Police officials from around the country have denounced multiplatinum American pop superstar Beyoncé Knowles following the release of a music video in which the singer apparently endorses the ‘Black Lives Matter’ movement, a protest organization connected with opposition to endemic police violence in the US.
In early February, Knowles released the music video “Formation,” a song which features an African American youth in a hooded sweatshirt (symbolizing Florida teen Trayvon Martin, who was killed in 2012 by an armed neighborhood watchman while similarly dressed) standing before a line of police in riot gear apparently surrendering in the “Hands up, don’t shoot” gesture popularized at numerous Black Lives Matter protests around the country. A graffiti sign displayed in the background calls for police to “stop shooting us.”

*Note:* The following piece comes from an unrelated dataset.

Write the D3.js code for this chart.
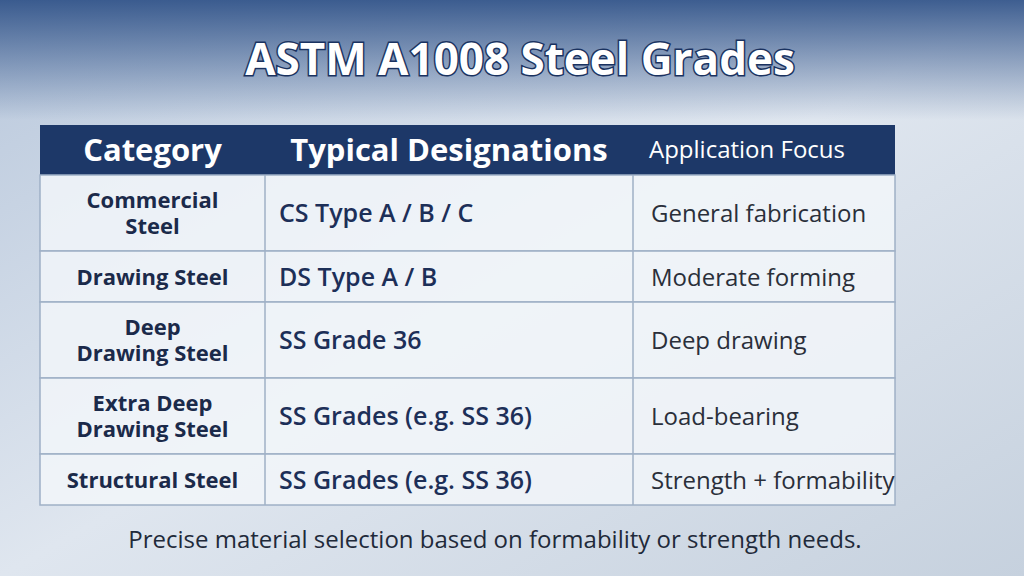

In addition to the “Formation” music video, Knowles appeared at the recent NFL Super Bowl 50 Halftime show while donning a leather jacket and beret outfit reminiscent of that worn by members of the Black Panther Party, a black nationalist organization known for its opposition to the police.
Following the performance, which sought to paint the wave of police murders across the United States primarily in racial terms, law officials went on the offensive, denouncing Knowles for her “anti-police message.” Police officials from throughout the country have called on their officers to boycott working on security details at the singer’s upcoming concerts.
Police officials have presented their departments as under siege by a rising tide of dangerous anti-police sentiment within the population, even while police murders claimed the lives of over 1,160 people last year and officers continue to be exonerated by the political establishment.
“If we volunteer to work her [Knowles’s] event, we’re basically saying you can say or do anything you want to when it comes to police officers and we’re just going to sit and take it,” said Sgt. Danny Hale, president of the Nashville Fraternal Order of Police (FOP) in a statement to the Tennessean. Hale’s organization has urged its members to boycott off-duty security roles at Knowles’s upcoming performances.
On the television news show Fox & Friends, former New York City mayor Rudolph Giuliani called the singer’s performance “outrageous,” saying that she “used it [the Halftime show] as a platform to attack police officers who are the people who protect her and protect us, and keep us alive.”
In a grotesque statement on social media, the National Sheriffs’ Association blamed Knowles’s “anti-police ‘entertainment’” for a string of police deaths that have occurred in the time since her performance.
The attacks against the singer are of a piece with the efforts by the political establishment to intimidate and present all opposition to police killings as illegitimate and even criminal.
Last year, New York City Police Department Commissioner William J. Bratton announced the formation of a 350-member paramilitary unit intended for “disorder control and counter-terrorism,” which includes the suppression of anti-police brutality protests.
At the same time, Knowles seeks to present such killings purely in racial terms rather than being rooted in the capitalist system and the ruling class’s drive to suppress the working class of all races amid vast levels of social inequality.
According to a count by the Guardian, whites account for nearly half of the 164 people killed by the police so far this year. The victims of police brutality, regardless of race, are overwhelmingly working class.
Knowles’s appeals to race have garnered the support of right-wing figures such as Louis Farrakhan of the Nation of Islam (NOI), who during a sermon on Sunday offered the security wing of his organization to serve as bodyguards at any of the singer’s upcoming events. “She [Knowles] started talking all that black stuff…and white folks were like, ‘We don’t know how to deal with that,’” the black nationalist minister said, adding, “Look at how you treatin’ Beyoncénow. You gonna picket. You not gonna offer her police protection. But the FOI (Fruit of Islam) will.”
According to Celebritynetworth.com, Knowles (a self-described “modern day feminist”) has amassed a fortune of over $450 million. Knowles and her husband, hip hop entrepreneur Sean “Jay-Z” Carter (net worth $510-$520 million, according to Forbes) are avid supporters of Black Lives Matter, having donated $1.5 million to the organization through the latter’s global music and entertainment association, Tidal.